Empêché, M. Aliou Sow a été représenté. Ibrahima Lô, directeur du Livre de la lecture, a parlé en son nom. Les Neas sont en crise, qu’il faut aider, et, «Monsieur le ministre de la culture est dans ces dispositions-là». M. Lô ne manquera pas, lui aussi, de louer l’endurance des travailleurs des Neas. De dire en ce sens : «On parle beaucoup de résilience, présentement. Mais, je crois savoir qu’il n’y a pas plus résilients que les personnels des Neas que je côtoie au quotidien.» Il reconnaît en outre qu’ «il faut beaucoup de ressources pour relancer cette industrie. Pour dire, simplement, que le ministre certainement, vous accordera une grande attention dans les semaines à venir». Est-il besoin de préciser qu’il en va de la survie de cette initiative qui a pris corps en 1972. Cette «maison qui a fait la littérature sénégalaise et africaine, avec des auteurs qui sont sénégalais, ivoiriens, maliens…». Cette maison, «qui doit être considérée comme un patrimoine, un important patrimoine qu’on doit sauvegarder, protéger, développer et promouvoir», ainsi que répété par Racine Senghor.

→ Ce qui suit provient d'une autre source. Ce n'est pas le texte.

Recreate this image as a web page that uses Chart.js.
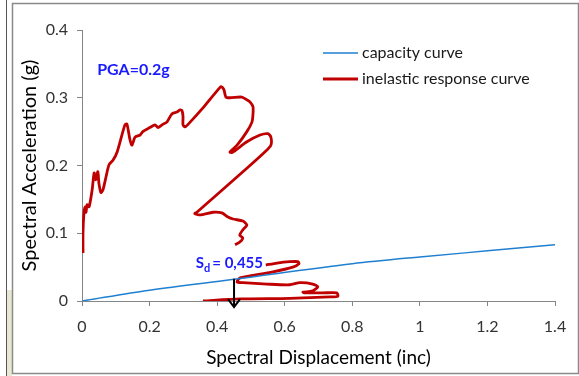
<!DOCTYPE html>
<html>
<head>
<meta charset="utf-8">
<script src="https://cdn.jsdelivr.net/npm/chart.js@4/dist/chart.umd.min.js"></script>
<style>
  html, body { margin: 0; padding: 0; background: #fff; }
</style>
</head>
<body>
<canvas id="myChart" width="579" height="376"></canvas>
<script>
'use strict';

// capacity curve (Sd, Sa)
const capX = [0, 0.2, 0.45, 0.8, 1.0, 1.2, 1.4];
const capY = [0, 0.016, 0.032, 0.055, 0.065, 0.074, 0.083];

// inelastic response curve (null = break under the label)
const respX = [
  0.003, 0.003, 0.006, 0.009, 0.012, 0.015, 0.021, 0.030, 0.036, 0.041,
  0.047, 0.050, 0.056, 0.062, 0.071, 0.080, 0.092, 0.104, 0.127, 0.133,
  0.142, 0.148, 0.157, 0.172, 0.180, 0.201, 0.216, 0.225, 0.240, 0.251,
  0.266, 0.281, 0.290, 0.296, 0.299, 0.299, 0.305, 0.320, 0.358, 0.408,
  0.414, 0.420, 0.426, 0.438, 0.473, 0.488, 0.497, 0.506, 0.506, 0.503,
  0.488, 0.459, 0.438, 0.444, 0.488, 0.527, 0.550, 0.559, 0.559, 0.541,
  0.488, 0.340, 0.334, 0.349, 0.388, 0.414, 0.432, 0.447, 0.476, 0.488,
  0.476, 0.467, 0.476, 0.467, 0.453,
  0.50,
  0.544, 0.577, 0.615, 0.639, 0.642, 0.624, 0.565, 0.497, 0.467, 0.459,
  0.476, 0.547, 0.615, 0.645, 0.683, 0.698, 0.683, 0.654, 0.660, 0.713,
  0.754, 0.757, 0.734, 0.615, 0.467, 0.358
];
const respY = [
  0.071, 0.102, 0.131, 0.139, 0.131, 0.142, 0.139, 0.164, 0.189, 0.179,
  0.191, 0.174, 0.160, 0.164, 0.183, 0.201, 0.208, 0.220, 0.260, 0.261,
  0.238, 0.230, 0.242, 0.245, 0.250, 0.256, 0.260, 0.256, 0.261, 0.264,
  0.276, 0.279, 0.282, 0.281, 0.272, 0.260, 0.257, 0.264, 0.285, 0.315,
  0.316, 0.312, 0.301, 0.300, 0.301, 0.297, 0.294, 0.287, 0.275, 0.264,
  0.250, 0.230, 0.220, 0.219, 0.235, 0.245, 0.247, 0.242, 0.230, 0.220,
  0.196, 0.131, 0.129, 0.127, 0.131, 0.130, 0.124, 0.121, 0.118, 0.112,
  0.105, 0.097, 0.093, 0.087, 0.083,
  null,
  0.053, 0.056, 0.058, 0.058, 0.055, 0.050, 0.043, 0.037, 0.034, 0.028,
  0.027, 0.025, 0.024, 0.027, 0.025, 0.021, 0.015, 0.013, 0.012, 0.012,
  0.012, 0.007, 0.006, 0.004, 0.003, 0.000
];

const seriesNames = ['capacity curve', 'inelastic response curve'];
const seriesColors = ['#1f7fd0', '#c00000'];
const xTitle = 'Spectral Displacement (inc)';
const yTitle = 'Spectral Acceleration (g)';
const pgaText = 'PGA=0.2g';
const sdValue = '0,455';
const arrowX = 0.45;

const FONT = 'Lato, "Open Sans", sans-serif';
const AXIS_GRAY = '#868686';

function toPoints(xs, ys){
    return xs.map((x, i) => ({ x: x, y: ys[i] }));
}

const overlay = {
    id: 'overlay',
    beforeDraw(chart){
        const c = chart.ctx;
        c.save();
        // slide background strip + frame
        c.fillStyle = '#e9e8d2';
        c.fillRect(7, 290, 5, 86);
        c.strokeStyle = '#555';
        c.lineWidth = 1;
        c.beginPath(); c.moveTo(6.5, 0); c.lineTo(6.5, 376); c.stroke();
        c.strokeStyle = '#8a8a8a';
        c.lineWidth = 1.5;
        c.strokeRect(12.5, 3.5, 566, 370);
        c.restore();
    },
    afterDatasetsDraw(chart){
        const c = chart.ctx;
        const xs = chart.scales.x, ys = chart.scales.y;
        c.save();

        // arrow down to Sd
        const ax = xs.getPixelForValue(arrowX);
        const ay0 = ys.getPixelForValue(0.033);
        const ay1 = ys.getPixelForValue(-0.009);
        c.strokeStyle = '#000';
        c.lineWidth = 2;
        c.beginPath();
        c.moveTo(ax, ay0); c.lineTo(ax, ay1);
        c.moveTo(ax - 6, ay1 - 8); c.lineTo(ax, ay1); c.lineTo(ax + 6, ay1 - 8);
        c.stroke();

        // text labels
        c.fillStyle = '#1a1aff';
        c.textBaseline = 'alphabetic';
        c.font = 'bold 16px ' + FONT;
        c.fillText(pgaText, xs.getPixelForValue(0.045), ys.getPixelForValue(0.333));

        const sx = xs.getPixelForValue(0.337), sy = ys.getPixelForValue(0.048);
        c.font = 'bold 15px ' + FONT;
        c.fillText('S', sx, sy);
        const sw = c.measureText('S').width;
        c.font = 'bold 11px ' + FONT;
        c.fillText('d', sx + sw, sy + 4);
        const dw = c.measureText('d').width;
        c.font = 'bold 15px ' + FONT;
        c.fillText('= ' + sdValue, sx + sw + dw + 2, sy);

        // legend
        c.font = '16px ' + FONT;
        c.textBaseline = 'middle';
        chart.data.datasets.forEach((ds, i) => {
            const y = 53 + i * 26;
            c.strokeStyle = ds.borderColor;
            c.lineWidth = ds.borderWidth;
            c.beginPath(); c.moveTo(323, y); c.lineTo(358, y); c.stroke();
            c.fillStyle = '#1a1a1a';
            c.fillText(ds.label, 362, y);
        });
        c.restore();
    }
};

const ctx = document.getElementById('myChart');
var myChart = new Chart(ctx, {
    type: 'line',
    data: {
        datasets: [{
            label: seriesNames[0],
            data: toPoints(capX, capY),
            borderColor: seriesColors[0],
            borderWidth: 1.5,
            pointRadius: 0,
            tension: 0.3,
            cubicInterpolationMode: 'monotone'
        }, {
            label: seriesNames[1],
            data: toPoints(respX, respY),
            borderColor: seriesColors[1],
            borderWidth: 2.8,
            pointRadius: 0,
            tension: 0.25,
            spanGaps: false
        }]
    },
    options: {
        responsive: false,
        animation: false,
        devicePixelRatio: 1,
        layout: { padding: { top: 30, right: 24, left: 0, bottom: 0 } },
        plugins: {
            legend: { display: false },
            tooltip: { enabled: false }
        },
        scales: {
            x: {
                type: 'linear',
                min: 0,
                max: 1.4,
                ticks: {
                    stepSize: 0.2,
                    padding: 11,
                    color: '#333',
                    font: { family: FONT, size: 16 },
                    callback: (v) => String(+v.toFixed(1))
                },
                grid: { drawOnChartArea: false, tickLength: 5, color: AXIS_GRAY },
                border: { color: AXIS_GRAY },
                title: {
                    display: true,
                    text: xTitle,
                    color: '#000',
                    font: { family: FONT, size: 19 },
                    padding: { top: 0, bottom: 7 }
                },
                afterFit: (s) => { s.height = 75; }
            },
            y: {
                type: 'linear',
                min: 0,
                max: 0.4,
                ticks: {
                    stepSize: 0.1,
                    padding: 9,
                    color: '#333',
                    font: { family: FONT, size: 16 },
                    callback: (v) => String(+v.toFixed(1))
                },
                grid: { drawOnChartArea: false, tickLength: 5, color: AXIS_GRAY },
                border: { color: AXIS_GRAY },
                title: {
                    display: true,
                    text: yTitle,
                    color: '#000',
                    font: { family: FONT, size: 20 },
                    padding: { top: 18, bottom: 0 }
                },
                afterFit: (s) => { s.width = 82; }
            }
        }
    },
    plugins: [overlay]
});
</script>
</body>
</html>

«Nous avons des entreprises commerciales. Il nous faut vendre le livre pour avoir une marge bénéficiaire, pour rentabiliser notre investissement, pour faire marcher nos entreprises.» Et payer les droits d’auteur, a expliqué Mme Sy. Ceci dit, elle souligne la question du coût. Faire des livres coûte cher, et le livre ne se vend pas aussi facilement que le riz ou le pain, a-t-elle dit.